# [EXERCISE DESCRIPTION]
Leave the pictures out, and retype all of the material exactly as written.

___

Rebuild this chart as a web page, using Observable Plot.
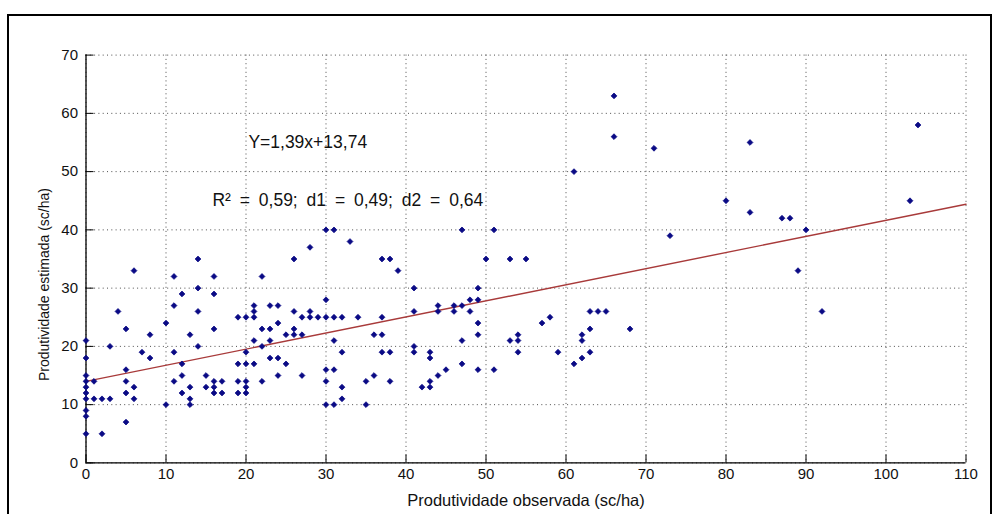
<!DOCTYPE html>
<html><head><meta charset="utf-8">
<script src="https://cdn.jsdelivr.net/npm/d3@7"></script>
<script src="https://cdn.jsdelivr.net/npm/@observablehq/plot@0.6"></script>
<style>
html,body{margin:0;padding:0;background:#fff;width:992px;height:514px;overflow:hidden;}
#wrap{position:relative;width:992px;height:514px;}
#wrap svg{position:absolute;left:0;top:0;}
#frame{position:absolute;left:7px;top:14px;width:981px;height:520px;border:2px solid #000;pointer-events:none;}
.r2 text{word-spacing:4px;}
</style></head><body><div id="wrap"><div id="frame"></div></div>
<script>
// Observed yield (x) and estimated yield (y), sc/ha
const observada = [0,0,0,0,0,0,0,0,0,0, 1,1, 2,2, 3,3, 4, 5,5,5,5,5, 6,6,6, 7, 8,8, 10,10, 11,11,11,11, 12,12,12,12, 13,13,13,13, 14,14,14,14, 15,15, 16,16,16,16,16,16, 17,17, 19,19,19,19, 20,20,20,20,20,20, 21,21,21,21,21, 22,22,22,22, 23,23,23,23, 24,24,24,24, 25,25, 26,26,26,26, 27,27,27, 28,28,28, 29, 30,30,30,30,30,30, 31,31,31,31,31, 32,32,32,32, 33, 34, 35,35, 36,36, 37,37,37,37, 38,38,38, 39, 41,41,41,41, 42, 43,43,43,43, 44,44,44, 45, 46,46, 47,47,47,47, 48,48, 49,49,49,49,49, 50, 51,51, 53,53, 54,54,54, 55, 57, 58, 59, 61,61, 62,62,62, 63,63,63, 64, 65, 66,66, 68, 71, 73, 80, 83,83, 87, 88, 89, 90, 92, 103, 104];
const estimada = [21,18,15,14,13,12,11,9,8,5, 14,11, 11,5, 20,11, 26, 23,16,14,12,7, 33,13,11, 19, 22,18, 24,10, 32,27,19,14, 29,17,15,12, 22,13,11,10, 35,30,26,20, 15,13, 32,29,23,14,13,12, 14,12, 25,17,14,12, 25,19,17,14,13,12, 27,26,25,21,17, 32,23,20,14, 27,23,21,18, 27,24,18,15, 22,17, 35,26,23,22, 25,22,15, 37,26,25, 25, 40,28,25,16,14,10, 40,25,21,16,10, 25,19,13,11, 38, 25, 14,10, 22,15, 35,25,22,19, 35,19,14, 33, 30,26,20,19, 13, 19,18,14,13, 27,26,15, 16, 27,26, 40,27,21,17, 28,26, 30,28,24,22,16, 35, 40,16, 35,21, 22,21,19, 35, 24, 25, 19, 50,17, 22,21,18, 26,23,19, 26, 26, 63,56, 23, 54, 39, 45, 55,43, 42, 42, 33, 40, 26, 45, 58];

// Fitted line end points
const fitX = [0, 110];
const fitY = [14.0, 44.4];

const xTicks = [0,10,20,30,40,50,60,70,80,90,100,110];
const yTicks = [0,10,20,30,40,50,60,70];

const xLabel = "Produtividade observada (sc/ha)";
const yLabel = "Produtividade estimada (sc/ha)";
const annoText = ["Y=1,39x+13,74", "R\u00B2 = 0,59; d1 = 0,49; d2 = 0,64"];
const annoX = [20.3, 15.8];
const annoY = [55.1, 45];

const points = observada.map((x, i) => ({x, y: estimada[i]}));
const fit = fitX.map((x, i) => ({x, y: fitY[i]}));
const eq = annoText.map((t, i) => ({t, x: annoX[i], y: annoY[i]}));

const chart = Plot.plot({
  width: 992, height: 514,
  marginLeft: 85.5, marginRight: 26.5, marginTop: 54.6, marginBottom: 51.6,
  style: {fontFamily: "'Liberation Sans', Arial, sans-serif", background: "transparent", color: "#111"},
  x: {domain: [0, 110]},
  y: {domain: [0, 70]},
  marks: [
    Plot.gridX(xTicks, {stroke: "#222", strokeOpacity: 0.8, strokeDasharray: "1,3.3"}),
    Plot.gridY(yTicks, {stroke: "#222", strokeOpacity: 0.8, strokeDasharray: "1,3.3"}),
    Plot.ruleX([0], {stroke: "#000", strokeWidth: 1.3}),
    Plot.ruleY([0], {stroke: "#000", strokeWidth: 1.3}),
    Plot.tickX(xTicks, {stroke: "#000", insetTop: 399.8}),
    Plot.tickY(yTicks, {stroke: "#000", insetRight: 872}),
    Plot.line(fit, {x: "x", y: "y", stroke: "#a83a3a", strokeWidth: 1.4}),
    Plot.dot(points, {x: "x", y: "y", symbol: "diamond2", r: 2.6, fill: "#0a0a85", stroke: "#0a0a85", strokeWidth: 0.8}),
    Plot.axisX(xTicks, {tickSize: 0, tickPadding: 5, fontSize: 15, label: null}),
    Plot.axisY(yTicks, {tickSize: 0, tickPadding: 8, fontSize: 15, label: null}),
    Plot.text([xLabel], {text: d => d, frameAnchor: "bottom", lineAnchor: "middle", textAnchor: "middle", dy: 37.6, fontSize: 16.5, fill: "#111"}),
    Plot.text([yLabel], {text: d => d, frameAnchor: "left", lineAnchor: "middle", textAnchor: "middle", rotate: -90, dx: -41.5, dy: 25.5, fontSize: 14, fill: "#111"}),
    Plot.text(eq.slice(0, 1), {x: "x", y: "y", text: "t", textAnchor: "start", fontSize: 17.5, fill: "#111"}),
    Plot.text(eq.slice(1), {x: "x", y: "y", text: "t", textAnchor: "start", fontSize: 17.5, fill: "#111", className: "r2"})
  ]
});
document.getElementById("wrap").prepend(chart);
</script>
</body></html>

___

# [FINAL ANSWER]
Rebuild this chart as a web page, using Observable Plot.
<!DOCTYPE html>
<html><head><meta charset="utf-8">
<script src="https://cdn.jsdelivr.net/npm/d3@7"></script>
<script src="https://cdn.jsdelivr.net/npm/@observablehq/plot@0.6"></script>
<style>
html,body{margin:0;padding:0;background:#fff;width:992px;height:514px;overflow:hidden;}
#wrap{position:relative;width:992px;height:514px;}
#wrap svg{position:absolute;left:0;top:0;}
#frame{position:absolute;left:7px;top:14px;width:981px;height:520px;border:2px solid #000;pointer-events:none;}
.r2 text{word-spacing:4px;}
</style></head><body><div id="wrap"><div id="frame"></div></div>
<script>
// Observed yield (x) and estimated yield (y), sc/ha
const observada = [0,0,0,0,0,0,0,0,0,0, 1,1, 2,2, 3,3, 4, 5,5,5,5,5, 6,6,6, 7, 8,8, 10,10, 11,11,11,11, 12,12,12,12, 13,13,13,13, 14,14,14,14, 15,15, 16,16,16,16,16,16, 17,17, 19,19,19,19, 20,20,20,20,20,20, 21,21,21,21,21, 22,22,22,22, 23,23,23,23, 24,24,24,24, 25,25, 26,26,26,26, 27,27,27, 28,28,28, 29, 30,30,30,30,30,30, 31,31,31,31,31, 32,32,32,32, 33, 34, 35,35, 36,36, 37,37,37,37, 38,38,38, 39, 41,41,41,41, 42, 43,43,43,43, 44,44,44, 45, 46,46, 47,47,47,47, 48,48, 49,49,49,49,49, 50, 51,51, 53,53, 54,54,54, 55, 57, 58, 59, 61,61, 62,62,62, 63,63,63, 64, 65, 66,66, 68, 71, 73, 80, 83,83, 87, 88, 89, 90, 92, 103, 104];
const estimada = [21,18,15,14,13,12,11,9,8,5, 14,11, 11,5, 20,11, 26, 23,16,14,12,7, 33,13,11, 19, 22,18, 24,10, 32,27,19,14, 29,17,15,12, 22,13,11,10, 35,30,26,20, 15,13, 32,29,23,14,13,12, 14,12, 25,17,14,12, 25,19,17,14,13,12, 27,26,25,21,17, 32,23,20,14, 27,23,21,18, 27,24,18,15, 22,17, 35,26,23,22, 25,22,15, 37,26,25, 25, 40,28,25,16,14,10, 40,25,21,16,10, 25,19,13,11, 38, 25, 14,10, 22,15, 35,25,22,19, 35,19,14, 33, 30,26,20,19, 13, 19,18,14,13, 27,26,15, 16, 27,26, 40,27,21,17, 28,26, 30,28,24,22,16, 35, 40,16, 35,21, 22,21,19, 35, 24, 25, 19, 50,17, 22,21,18, 26,23,19, 26, 26, 63,56, 23, 54, 39, 45, 55,43, 42, 42, 33, 40, 26, 45, 58];

// Fitted line end points
const fitX = [0, 110];
const fitY = [14.0, 44.4];

const xTicks = [0,10,20,30,40,50,60,70,80,90,100,110];
const yTicks = [0,10,20,30,40,50,60,70];

const xLabel = "Produtividade observada (sc/ha)";
const yLabel = "Produtividade estimada (sc/ha)";
const annoText = ["Y=1,39x+13,74", "R\u00B2 = 0,59; d1 = 0,49; d2 = 0,64"];
const annoX = [20.3, 15.8];
const annoY = [55.1, 45];

const points = observada.map((x, i) => ({x, y: estimada[i]}));
const fit = fitX.map((x, i) => ({x, y: fitY[i]}));
const eq = annoText.map((t, i) => ({t, x: annoX[i], y: annoY[i]}));

const chart = Plot.plot({
  width: 992, height: 514,
  marginLeft: 85.5, marginRight: 26.5, marginTop: 54.6, marginBottom: 51.6,
  style: {fontFamily: "'Liberation Sans', Arial, sans-serif", background: "transparent", color: "#111"},
  x: {domain: [0, 110]},
  y: {domain: [0, 70]},
  marks: [
    Plot.gridX(xTicks, {stroke: "#222", strokeOpacity: 0.8, strokeDasharray: "1,3.3"}),
    Plot.gridY(yTicks, {stroke: "#222", strokeOpacity: 0.8, strokeDasharray: "1,3.3"}),
    Plot.ruleX([0], {stroke: "#000", strokeWidth: 1.3}),
    Plot.ruleY([0], {stroke: "#000", strokeWidth: 1.3}),
    Plot.tickX(xTicks, {stroke: "#000", insetTop: 399.8}),
    Plot.tickY(yTicks, {stroke: "#000", insetRight: 872}),
    Plot.line(fit, {x: "x", y: "y", stroke: "#a83a3a", strokeWidth: 1.4}),
    Plot.dot(points, {x: "x", y: "y", symbol: "diamond2", r: 2.6, fill: "#0a0a85", stroke: "#0a0a85", strokeWidth: 0.8}),
    Plot.axisX(xTicks, {tickSize: 0, tickPadding: 5, fontSize: 15, label: null}),
    Plot.axisY(yTicks, {tickSize: 0, tickPadding: 8, fontSize: 15, label: null}),
    Plot.text([xLabel], {text: d => d, frameAnchor: "bottom", lineAnchor: "middle", textAnchor: "middle", dy: 37.6, fontSize: 16.5, fill: "#111"}),
    Plot.text([yLabel], {text: d => d, frameAnchor: "left", lineAnchor: "middle", textAnchor: "middle", rotate: -90, dx: -41.5, dy: 25.5, fontSize: 14, fill: "#111"}),
    Plot.text(eq.slice(0, 1), {x: "x", y: "y", text: "t", textAnchor: "start", fontSize: 17.5, fill: "#111"}),
    Plot.text(eq.slice(1), {x: "x", y: "y", text: "t", textAnchor: "start", fontSize: 17.5, fill: "#111", className: "r2"})
  ]
});
document.getElementById("wrap").prepend(chart);
</script>
</body></html>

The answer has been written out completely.